I am not particularly good at assembling shapes from polyominoes - the Soma cube still is difficult for me despite having many solutions and I have so far completely failed to solve the Sisu puzzle from the last release (it is still in stock if you want a challenge). This challenge really gripped me - the premise is so simple and there is a major clue to start off with knowing the position of the flame. It is still a fabulous challenge which took me several hours before I had found all 3 solutions.

3 possible solutions
This, again, was so different to Osanori-san's other challenges and so accessible that it is a no-brainer purchase. Perfect to challenge yourself as a puzzle addict or to challenge e the significant others in your life.

Brick Wall

Puzzle face
Storage tray face
I have been watching Lucie Pauwels' designs with great interest over the years. She seems to create them in her head using simple home-made blocks and always manages to produce puzzles that are very different to those of the other designers out there today. There does not seem to be a computer used in the design process and this means that the puzzles that she creates are human solvable and require proper thought and logic to do so.

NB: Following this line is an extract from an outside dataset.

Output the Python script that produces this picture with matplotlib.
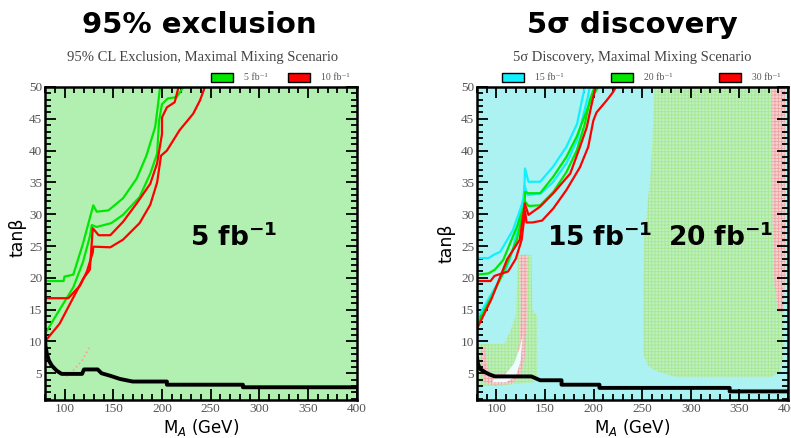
import matplotlib.pyplot as plt
from matplotlib.patches import Rectangle

plt.rcParams['hatch.linewidth'] = 0.6

# values: M_A in GeV, tan(beta)

# --- 95% CL exclusion panel ---
ex_g1_ma = [80, 99, 100, 109, 119, 129.5, 133, 145, 160, 174, 184, 193, 196, 198]
ex_g1_tb = [19.5, 19.5, 20.2, 20.5, 25.4, 31.4, 30.4, 30.6, 32.5, 35.6, 39.2, 43.7, 47.3, 50]
ex_g2_ma = [80, 95, 109, 119, 126, 128, 133, 148, 160, 177, 188, 195, 197, 200, 206, 215, 222]
ex_g2_tb = [11.2, 15, 18.5, 22.5, 26.5, 28.3, 28.0, 28.6, 29.9, 32.7, 36.4, 39.5, 44.7, 47.3, 48.2, 48.4, 50]
ex_r1_ma = [80, 95, 109, 119, 126, 129, 135, 147, 160, 174, 188, 195, 200, 200, 205, 213, 217]
ex_r1_tb = [10.0, 12.8, 16.9, 19.8, 21.3, 27.8, 26.7, 26.7, 28.8, 31.7, 34.8, 38.0, 42.6, 45.2, 46.8, 47.6, 50]
ex_r2_ma = [80, 104, 110, 116, 123, 129, 129.5, 147, 160, 177, 188, 195, 199, 205, 218, 232, 239, 244]
ex_r2_tb = [16.8, 16.8, 17.8, 18.8, 21.0, 24.0, 24.9, 24.8, 26.0, 28.6, 31.5, 35.0, 39.2, 40.0, 43.2, 45.8, 47.9, 50]
ex_black_ma = [80, 80.5, 82, 84, 87, 92, 97, 118, 120, 134, 138, 147, 157, 170, 205, 205, 283, 283, 400]
ex_black_tb = [10.5, 9.3, 8.0, 7.0, 6.2, 5.4, 4.9, 4.9, 5.6, 5.6, 5.0, 4.6, 4.1, 3.7, 3.7, 3.2, 3.2, 2.8, 2.8]
ex_pink_ma = [102, 106, 110, 114, 118, 121, 124, 126]
ex_pink_tb = [4.5, 5.0, 5.6, 6.3, 7.0, 7.8, 8.6, 9.4]

# --- 5 sigma discovery panel ---
di_c1_ma = [80, 92, 97, 104, 117, 128.5, 129.4, 133, 145, 158, 172, 183, 188, 191]
di_c1_tb = [23.1, 23.1, 23.6, 24.1, 27.5, 32.5, 37.2, 35.1, 35.1, 37.4, 40.6, 44.2, 47.9, 50]
di_c2_ma = [80, 95, 110, 117, 127.7, 129, 132, 146, 158, 172, 183, 189, 194, 196]
di_c2_tb = [13.5, 17.5, 21.4, 24.4, 32.5, 34.5, 33.0, 33.3, 35.0, 38.0, 41.6, 45.3, 48.4, 50]
di_g1_ma = [80, 92, 98.5, 107, 121, 129, 129.5, 133, 145, 158.5, 172, 182.6, 193, 198, 205]
di_g1_tb = [20.5, 20.7, 21.3, 22.8, 28.0, 31.5, 33.5, 33.3, 33.3, 35.9, 39.0, 42.2, 46.3, 48.4, 50]
di_g2_ma = [80, 95, 107, 121, 128.7, 129.5, 133, 145, 158.5, 172, 182.6, 191, 196, 201]
di_g2_tb = [12.7, 17.0, 20.8, 26.0, 31.2, 32.0, 31.3, 31.4, 33.5, 36.6, 40.0, 44.2, 47.9, 50]
di_r1_ma = [80, 95, 111, 124, 128.7, 129.2, 133, 145, 158.5, 176, 186, 193, 198, 202]
di_r1_tb = [12.0, 16.7, 22.9, 26.0, 31.0, 31.7, 29.9, 31.2, 33.3, 36.4, 40.6, 43.7, 47.3, 50]
di_r2_ma = [80, 94, 98, 112, 120, 126, 129.5, 131, 137, 147, 158.5, 172, 186, 194.5, 199.7, 203, 213.5, 220, 223]
di_r2_tb = [19.5, 19.5, 20.3, 21.0, 23.0, 26.0, 30.5, 28.7, 28.7, 29.0, 30.9, 33.8, 37.4, 40.6, 44.7, 46.0, 47.9, 49.2, 50]
di_black_ma = [80, 81, 83, 88, 93, 98.5, 136, 145, 167, 167, 206, 206, 340, 340, 400]
di_black_tb = [7.5, 6.5, 5.7, 5.2, 4.8, 4.5, 4.5, 3.9, 3.9, 3.2, 3.2, 2.7, 2.7, 2.15, 2.15]

# dotted (20 / 30 fb-1) regions in the discovery panel
di_green_hi_ma = [263, 259, 252, 251, 251, 256, 265, 285, 383, 392, 396, 396]
di_green_hi_tb = [50, 37, 26, 17, 8, 6.2, 5.3, 4.4, 4.4, 5.3, 8, 50]
di_pink_hi_ma = [383, 384, 386, 390, 395, 397, 397]
di_pink_hi_tb = [50, 30, 19, 14.6, 14.6, 20, 50]
di_green_lo_ma = [80, 80, 108, 114, 120, 122, 136, 137, 142, 142, 138, 100]
di_green_lo_tb = [3.0, 9.6, 9.6, 11.5, 14, 23.6, 23.6, 15, 14, 4.3, 3.6, 3.0]
di_pink_lo_ma = [84, 85, 88, 95, 115, 124, 129, 131, 132, 124, 125, 124, 120, 112, 100, 92, 88]
di_pink_lo_tb = [9.0, 5, 3.6, 3.2, 3.3, 4.5, 7, 12, 23.6, 23.6, 15, 10, 7, 5.2, 4.8, 5.2, 9.0]
di_white_ma = [96, 110, 120, 125, 127, 124, 118, 108, 98]
di_white_tb = [3.6, 3.6, 4.5, 7, 11, 9, 6.5, 4.6, 4.3]

x_ticks = [100, 150, 200, 250, 300, 350, 400]
y_ticks = [5, 10, 15, 20, 25, 30, 35, 40, 45, 50]
ex_legend = ['5 fb⁻¹', '10 fb⁻¹']
di_legend = ['15 fb⁻¹', '20 fb⁻¹', '30 fb⁻¹']

GREEN = '#00e800'
RED = '#ff0000'
CYAN = '#10f0ff'

fig = plt.figure(figsize=(7.91, 4.38), dpi=100)
ax1 = fig.add_axes([0.0569, 0.0868, 0.3944, 0.7146])
ax2 = fig.add_axes([0.6030, 0.0868, 0.3932, 0.7146])

for ax in (ax1, ax2):
    ax.set_xlim(80, 400)
    ax.set_ylim(0.8, 50)
    ax.set_xticks(x_ticks)
    ax.set_xticks(range(80, 401, 10), minor=True)
    ax.set_yticks(y_ticks)
    ax.set_yticks(range(1, 51), minor=True)
    ax.tick_params(which='both', direction='in', top=True, right=True,
                   width=1.3, labelsize=9.5, labelcolor='#555555', pad=2)
    ax.tick_params(which='major', length=8)
    ax.tick_params(which='minor', length=4)
    for lab in ax.get_xticklabels() + ax.get_yticklabels():
        lab.set_fontfamily('Liberation Serif')
    for sp in ax.spines.values():
        sp.set_linewidth(1.8)
    ax.set_xlabel('M$_A$ (GeV)', fontsize=12)
    ax.set_ylabel('tanβ', fontsize=12.5)

ax1.xaxis.set_label_coords(0.5, -0.055)
ax1.yaxis.set_label_coords(-0.058, 0.52)
ax2.xaxis.set_label_coords(0.498, -0.055)
ax2.yaxis.set_label_coords(-0.07, 0.5)

# left: exclusion
ax1.set_facecolor('#b2f0b2')
ax1.plot(ex_pink_ma, ex_pink_tb, ':', color='#f4a0a0', lw=1.2)
ax1.plot(ex_g1_ma, ex_g1_tb, color=GREEN, lw=1.6)
ax1.plot(ex_g2_ma, ex_g2_tb, color=GREEN, lw=1.6)
ax1.plot(ex_r1_ma, ex_r1_tb, color=RED, lw=1.6)
ax1.plot(ex_r2_ma, ex_r2_tb, color=RED, lw=1.6)
ax1.plot(ex_black_ma, ex_black_tb, color='black', lw=2.8)
ax1.text(0.465, 0.518, '5 fb$^{\\mathbf{-1}}$', transform=ax1.transAxes,
         fontsize=19, fontweight='bold', va='center')

# right: discovery
ax2.set_facecolor('#adf2f2')
ax2.fill(di_green_hi_ma, di_green_hi_tb, facecolor='#bcf0c2', edgecolor='#a8e890',
         hatch='+++++', lw=0)
ax2.fill(di_pink_hi_ma, di_pink_hi_tb, facecolor='#f0d4d4', edgecolor='#f4a0a0',
         hatch='+++++', lw=0)
ax2.fill(di_green_lo_ma, di_green_lo_tb, facecolor='#bcf0c2', edgecolor='#a8e890',
         hatch='+++++', lw=0)
ax2.fill(di_pink_lo_ma, di_pink_lo_tb, facecolor='#f0d4d4', edgecolor='#f4a0a0',
         hatch='+++++', lw=0)
ax2.fill(di_white_ma, di_white_tb, facecolor='#eefcfc', lw=0)
ax2.plot(di_c1_ma, di_c1_tb, color=CYAN, lw=1.6)
ax2.plot(di_c2_ma, di_c2_tb, color=CYAN, lw=1.6)
ax2.plot(di_g1_ma, di_g1_tb, color=GREEN, lw=1.6)
ax2.plot(di_g2_ma, di_g2_tb, color=GREEN, lw=1.6)
ax2.plot(di_r1_ma, di_r1_tb, color=RED, lw=1.6)
ax2.plot(di_r2_ma, di_r2_tb, color=RED, lw=1.6)
ax2.plot(di_black_ma, di_black_tb, color='black', lw=2.8)
ax2.text(0.225, 0.518, '15 fb$^{\\mathbf{-1}}$', transform=ax2.transAxes,
         fontsize=19, fontweight='bold', va='center')
ax2.text(0.614, 0.518, '20 fb$^{\\mathbf{-1}}$', transform=ax2.transAxes,
         fontsize=19, fontweight='bold', va='center')

# small legends above the frames
for ax, xs, colors, labels in [(ax1, [0.532, 0.78], [GREEN, RED], ex_legend),
                               (ax2, [0.080, 0.431, 0.778], [CYAN, GREEN, RED], di_legend)]:
    for x0, c, lab in zip(xs, colors, labels):
        ax.add_patch(Rectangle((x0, 1.016), 0.07, 0.03, transform=ax.transAxes,
                               clip_on=False, facecolor=c, edgecolor='black', lw=1))
        ax.text(x0 + 0.105, 1.031, lab, transform=ax.transAxes, fontsize=7,
                family=['Liberation Serif', 'DejaVu Serif'], color='#555555', va='center')

# titles
fig.text(199 / 791, 1 - 25 / 438, '95% exclusion', ha='center', va='center',
         fontsize=21, fontweight='bold')
fig.text(632 / 791, 1 - 25 / 438, '5σ discovery', ha='center', va='center',
         fontsize=21, fontweight='bold')
fig.text(203 / 791, 1 - 57 / 438, '95% CL Exclusion, Maximal Mixing Scenario',
         ha='center', va='center', fontsize=10.5, family='Liberation Serif', color='#444444')
fig.text(632 / 791, 1 - 57 / 438, '5σ Discovery, Maximal Mixing Scenario',
         ha='center', va='center', fontsize=10.5, family='Liberation Serif', color='#444444')

fig.savefig('out.png', dpi=100)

The Brick wall is a chunky puzzle (20.5x15x3cm) made from a gorgeous vibrant Bubinga and Maple. The reverse side of the puzzle is a tray which holds the pieces (Maple) which are to be the grout in the tiled wall. There are 11 differently shaped pieces of grout which need to be assembled inside the wall. The premise is very simple but the actual solution is not. I started as I always do with a random insertion of pieces in positions that looked good. With Lucie's puzzles, this approach really doesn't tend to work well and it ended for me several times with an almost, but not good enough assembly:

Well that didn't work
After a whole 2 days of failure, I decide that it was time to think© and use some logic. The pieces are shaped in such a way that there can be only one solution and the best way to go about it is to restrict the positioning of a certain few pieces from the very beginning. Once that has been done, the sequence for insertion is really pretty logical - there is a little trial and error where a piece has a little vertical symmetry but it only requires a quick test to see which way around it goes to allow other pieces in.

Despite the fact that this looks like an impossible trial and error challenge, believe me, it is not. Like most of Lucie's puzzles, this is a test of logic which you will really enjoy once you have decided to go that path. It will also look absolutely gorgeous on display.

That is it for this week - hopefully I can solve the other 3 for next weekend. There is a very challenging puzzle from Alfons Eyckmans and also something ferociously tough from Dr Volker Latussek. I know they are tough because it took me ½ an hour just to remove the pieces from the delivery configuration in the boxes! 
The upcoming puzzles will probably go on sale after 16th June.